**STORED DATA**
+---+

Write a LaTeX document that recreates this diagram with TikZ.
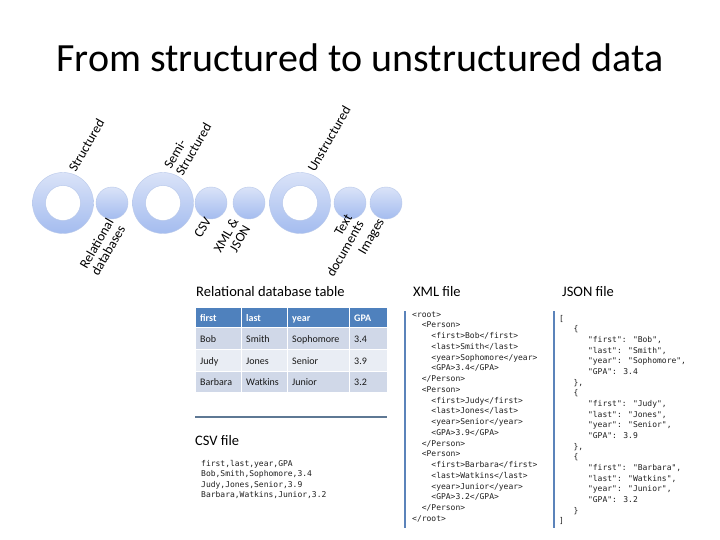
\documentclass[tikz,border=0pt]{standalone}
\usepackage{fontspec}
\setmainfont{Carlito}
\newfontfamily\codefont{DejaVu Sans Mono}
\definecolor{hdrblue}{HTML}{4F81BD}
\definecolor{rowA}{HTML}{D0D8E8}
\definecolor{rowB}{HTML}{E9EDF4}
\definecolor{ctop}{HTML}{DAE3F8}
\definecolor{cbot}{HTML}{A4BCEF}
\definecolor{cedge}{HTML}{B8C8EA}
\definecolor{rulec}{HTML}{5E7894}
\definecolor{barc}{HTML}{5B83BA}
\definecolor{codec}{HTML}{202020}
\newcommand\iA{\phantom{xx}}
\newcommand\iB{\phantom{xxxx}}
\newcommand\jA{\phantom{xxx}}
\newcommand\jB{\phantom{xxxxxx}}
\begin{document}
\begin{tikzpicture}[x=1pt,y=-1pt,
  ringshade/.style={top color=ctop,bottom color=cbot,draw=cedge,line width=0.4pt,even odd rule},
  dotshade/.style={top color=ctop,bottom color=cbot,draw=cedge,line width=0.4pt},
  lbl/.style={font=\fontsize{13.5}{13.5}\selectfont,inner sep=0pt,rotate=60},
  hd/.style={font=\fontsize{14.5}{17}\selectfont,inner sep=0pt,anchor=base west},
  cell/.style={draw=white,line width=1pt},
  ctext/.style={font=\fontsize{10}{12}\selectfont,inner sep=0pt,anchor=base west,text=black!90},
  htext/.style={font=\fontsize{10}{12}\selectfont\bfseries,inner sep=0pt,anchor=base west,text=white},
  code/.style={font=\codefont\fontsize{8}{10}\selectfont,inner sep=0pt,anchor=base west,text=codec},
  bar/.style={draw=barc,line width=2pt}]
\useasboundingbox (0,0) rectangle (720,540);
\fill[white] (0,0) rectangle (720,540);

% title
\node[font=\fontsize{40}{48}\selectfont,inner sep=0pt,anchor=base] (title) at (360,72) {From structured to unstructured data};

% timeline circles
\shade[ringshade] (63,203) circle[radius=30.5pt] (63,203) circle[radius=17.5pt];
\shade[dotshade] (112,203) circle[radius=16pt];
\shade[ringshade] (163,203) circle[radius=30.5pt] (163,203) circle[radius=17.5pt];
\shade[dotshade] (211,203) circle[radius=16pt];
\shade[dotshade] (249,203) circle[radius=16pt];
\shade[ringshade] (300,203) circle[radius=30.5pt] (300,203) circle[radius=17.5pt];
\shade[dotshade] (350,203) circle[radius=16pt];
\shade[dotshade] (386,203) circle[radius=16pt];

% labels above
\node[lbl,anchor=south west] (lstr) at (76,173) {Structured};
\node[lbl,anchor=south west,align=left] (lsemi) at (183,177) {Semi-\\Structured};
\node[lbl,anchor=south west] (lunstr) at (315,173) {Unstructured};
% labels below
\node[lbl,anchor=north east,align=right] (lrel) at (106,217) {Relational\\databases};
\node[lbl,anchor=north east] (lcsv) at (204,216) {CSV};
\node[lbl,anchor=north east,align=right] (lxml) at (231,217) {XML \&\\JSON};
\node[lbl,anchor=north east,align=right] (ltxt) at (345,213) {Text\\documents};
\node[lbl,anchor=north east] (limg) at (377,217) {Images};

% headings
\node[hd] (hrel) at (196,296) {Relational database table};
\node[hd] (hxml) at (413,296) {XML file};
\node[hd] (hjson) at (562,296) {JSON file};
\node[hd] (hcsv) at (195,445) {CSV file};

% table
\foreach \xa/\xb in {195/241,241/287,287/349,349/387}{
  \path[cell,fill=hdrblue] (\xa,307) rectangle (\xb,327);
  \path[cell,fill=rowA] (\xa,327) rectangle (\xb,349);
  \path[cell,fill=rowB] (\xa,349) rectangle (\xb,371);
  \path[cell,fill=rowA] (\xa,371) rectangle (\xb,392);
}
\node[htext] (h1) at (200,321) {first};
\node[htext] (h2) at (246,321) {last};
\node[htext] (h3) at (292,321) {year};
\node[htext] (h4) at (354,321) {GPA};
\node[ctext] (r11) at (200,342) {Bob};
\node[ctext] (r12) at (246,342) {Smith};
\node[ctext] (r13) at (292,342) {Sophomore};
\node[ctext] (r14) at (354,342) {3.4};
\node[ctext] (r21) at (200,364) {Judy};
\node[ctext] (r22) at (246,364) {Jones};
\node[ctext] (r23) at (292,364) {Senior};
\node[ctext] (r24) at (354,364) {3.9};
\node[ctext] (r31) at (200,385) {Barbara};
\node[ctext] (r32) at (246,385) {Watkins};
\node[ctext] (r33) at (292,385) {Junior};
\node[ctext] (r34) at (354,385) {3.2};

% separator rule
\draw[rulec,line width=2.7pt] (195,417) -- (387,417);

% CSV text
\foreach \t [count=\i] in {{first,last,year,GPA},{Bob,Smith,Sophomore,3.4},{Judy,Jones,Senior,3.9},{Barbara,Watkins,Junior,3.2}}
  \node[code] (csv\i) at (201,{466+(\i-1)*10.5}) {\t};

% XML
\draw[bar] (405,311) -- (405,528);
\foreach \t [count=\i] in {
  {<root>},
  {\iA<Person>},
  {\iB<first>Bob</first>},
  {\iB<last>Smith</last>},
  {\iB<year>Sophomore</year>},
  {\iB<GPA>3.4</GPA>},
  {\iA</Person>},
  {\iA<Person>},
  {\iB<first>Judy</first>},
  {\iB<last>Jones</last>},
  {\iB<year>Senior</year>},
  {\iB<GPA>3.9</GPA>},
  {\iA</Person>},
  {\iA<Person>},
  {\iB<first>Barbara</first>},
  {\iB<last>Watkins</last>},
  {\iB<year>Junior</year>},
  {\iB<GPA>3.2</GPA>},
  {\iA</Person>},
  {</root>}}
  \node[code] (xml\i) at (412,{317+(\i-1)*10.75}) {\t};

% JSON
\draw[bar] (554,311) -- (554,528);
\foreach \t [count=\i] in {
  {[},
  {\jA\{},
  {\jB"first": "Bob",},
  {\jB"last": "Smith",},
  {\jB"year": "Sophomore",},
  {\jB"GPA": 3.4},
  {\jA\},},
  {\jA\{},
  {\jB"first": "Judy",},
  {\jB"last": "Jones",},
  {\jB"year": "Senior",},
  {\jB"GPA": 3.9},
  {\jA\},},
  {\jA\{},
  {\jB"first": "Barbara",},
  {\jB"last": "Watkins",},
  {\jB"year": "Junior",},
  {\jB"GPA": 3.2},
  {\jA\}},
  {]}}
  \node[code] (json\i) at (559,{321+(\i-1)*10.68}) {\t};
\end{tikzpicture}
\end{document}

+---+

**EXERCISE REQUIREMENTS**
Copy every line of the data exactly as written, excluding the pictures.

**EXERCISE RESULT**
Write a LaTeX document that recreates this diagram with TikZ.
\documentclass[tikz,border=0pt]{standalone}
\usepackage{fontspec}
\setmainfont{Carlito}
\newfontfamily\codefont{DejaVu Sans Mono}
\definecolor{hdrblue}{HTML}{4F81BD}
\definecolor{rowA}{HTML}{D0D8E8}
\definecolor{rowB}{HTML}{E9EDF4}
\definecolor{ctop}{HTML}{DAE3F8}
\definecolor{cbot}{HTML}{A4BCEF}
\definecolor{cedge}{HTML}{B8C8EA}
\definecolor{rulec}{HTML}{5E7894}
\definecolor{barc}{HTML}{5B83BA}
\definecolor{codec}{HTML}{202020}
\newcommand\iA{\phantom{xx}}
\newcommand\iB{\phantom{xxxx}}
\newcommand\jA{\phantom{xxx}}
\newcommand\jB{\phantom{xxxxxx}}
\begin{document}
\begin{tikzpicture}[x=1pt,y=-1pt,
  ringshade/.style={top color=ctop,bottom color=cbot,draw=cedge,line width=0.4pt,even odd rule},
  dotshade/.style={top color=ctop,bottom color=cbot,draw=cedge,line width=0.4pt},
  lbl/.style={font=\fontsize{13.5}{13.5}\selectfont,inner sep=0pt,rotate=60},
  hd/.style={font=\fontsize{14.5}{17}\selectfont,inner sep=0pt,anchor=base west},
  cell/.style={draw=white,line width=1pt},
  ctext/.style={font=\fontsize{10}{12}\selectfont,inner sep=0pt,anchor=base west,text=black!90},
  htext/.style={font=\fontsize{10}{12}\selectfont\bfseries,inner sep=0pt,anchor=base west,text=white},
  code/.style={font=\codefont\fontsize{8}{10}\selectfont,inner sep=0pt,anchor=base west,text=codec},
  bar/.style={draw=barc,line width=2pt}]
\useasboundingbox (0,0) rectangle (720,540);
\fill[white] (0,0) rectangle (720,540);

% title
\node[font=\fontsize{40}{48}\selectfont,inner sep=0pt,anchor=base] (title) at (360,72) {From structured to unstructured data};

% timeline circles
\shade[ringshade] (63,203) circle[radius=30.5pt] (63,203) circle[radius=17.5pt];
\shade[dotshade] (112,203) circle[radius=16pt];
\shade[ringshade] (163,203) circle[radius=30.5pt] (163,203) circle[radius=17.5pt];
\shade[dotshade] (211,203) circle[radius=16pt];
\shade[dotshade] (249,203) circle[radius=16pt];
\shade[ringshade] (300,203) circle[radius=30.5pt] (300,203) circle[radius=17.5pt];
\shade[dotshade] (350,203) circle[radius=16pt];
\shade[dotshade] (386,203) circle[radius=16pt];

% labels above
\node[lbl,anchor=south west] (lstr) at (76,173) {Structured};
\node[lbl,anchor=south west,align=left] (lsemi) at (183,177) {Semi-\\Structured};
\node[lbl,anchor=south west] (lunstr) at (315,173) {Unstructured};
% labels below
\node[lbl,anchor=north east,align=right] (lrel) at (106,217) {Relational\\databases};
\node[lbl,anchor=north east] (lcsv) at (204,216) {CSV};
\node[lbl,anchor=north east,align=right] (lxml) at (231,217) {XML \&\\JSON};
\node[lbl,anchor=north east,align=right] (ltxt) at (345,213) {Text\\documents};
\node[lbl,anchor=north east] (limg) at (377,217) {Images};

% headings
\node[hd] (hrel) at (196,296) {Relational database table};
\node[hd] (hxml) at (413,296) {XML file};
\node[hd] (hjson) at (562,296) {JSON file};
\node[hd] (hcsv) at (195,445) {CSV file};

% table
\foreach \xa/\xb in {195/241,241/287,287/349,349/387}{
  \path[cell,fill=hdrblue] (\xa,307) rectangle (\xb,327);
  \path[cell,fill=rowA] (\xa,327) rectangle (\xb,349);
  \path[cell,fill=rowB] (\xa,349) rectangle (\xb,371);
  \path[cell,fill=rowA] (\xa,371) rectangle (\xb,392);
}
\node[htext] (h1) at (200,321) {first};
\node[htext] (h2) at (246,321) {last};
\node[htext] (h3) at (292,321) {year};
\node[htext] (h4) at (354,321) {GPA};
\node[ctext] (r11) at (200,342) {Bob};
\node[ctext] (r12) at (246,342) {Smith};
\node[ctext] (r13) at (292,342) {Sophomore};
\node[ctext] (r14) at (354,342) {3.4};
\node[ctext] (r21) at (200,364) {Judy};
\node[ctext] (r22) at (246,364) {Jones};
\node[ctext] (r23) at (292,364) {Senior};
\node[ctext] (r24) at (354,364) {3.9};
\node[ctext] (r31) at (200,385) {Barbara};
\node[ctext] (r32) at (246,385) {Watkins};
\node[ctext] (r33) at (292,385) {Junior};
\node[ctext] (r34) at (354,385) {3.2};

% separator rule
\draw[rulec,line width=2.7pt] (195,417) -- (387,417);

% CSV text
\foreach \t [count=\i] in {{first,last,year,GPA},{Bob,Smith,Sophomore,3.4},{Judy,Jones,Senior,3.9},{Barbara,Watkins,Junior,3.2}}
  \node[code] (csv\i) at (201,{466+(\i-1)*10.5}) {\t};

% XML
\draw[bar] (405,311) -- (405,528);
\foreach \t [count=\i] in {
  {<root>},
  {\iA<Person>},
  {\iB<first>Bob</first>},
  {\iB<last>Smith</last>},
  {\iB<year>Sophomore</year>},
  {\iB<GPA>3.4</GPA>},
  {\iA</Person>},
  {\iA<Person>},
  {\iB<first>Judy</first>},
  {\iB<last>Jones</last>},
  {\iB<year>Senior</year>},
  {\iB<GPA>3.9</GPA>},
  {\iA</Person>},
  {\iA<Person>},
  {\iB<first>Barbara</first>},
  {\iB<last>Watkins</last>},
  {\iB<year>Junior</year>},
  {\iB<GPA>3.2</GPA>},
  {\iA</Person>},
  {</root>}}
  \node[code] (xml\i) at (412,{317+(\i-1)*10.75}) {\t};

% JSON
\draw[bar] (554,311) -- (554,528);
\foreach \t [count=\i] in {
  {[},
  {\jA\{},
  {\jB"first": "Bob",},
  {\jB"last": "Smith",},
  {\jB"year": "Sophomore",},
  {\jB"GPA": 3.4},
  {\jA\},},
  {\jA\{},
  {\jB"first": "Judy",},
  {\jB"last": "Jones",},
  {\jB"year": "Senior",},
  {\jB"GPA": 3.9},
  {\jA\},},
  {\jA\{},
  {\jB"first": "Barbara",},
  {\jB"last": "Watkins",},
  {\jB"year": "Junior",},
  {\jB"GPA": 3.2},
  {\jA\}},
  {]}}
  \node[code] (json\i) at (559,{321+(\i-1)*10.68}) {\t};
\end{tikzpicture}
\end{document}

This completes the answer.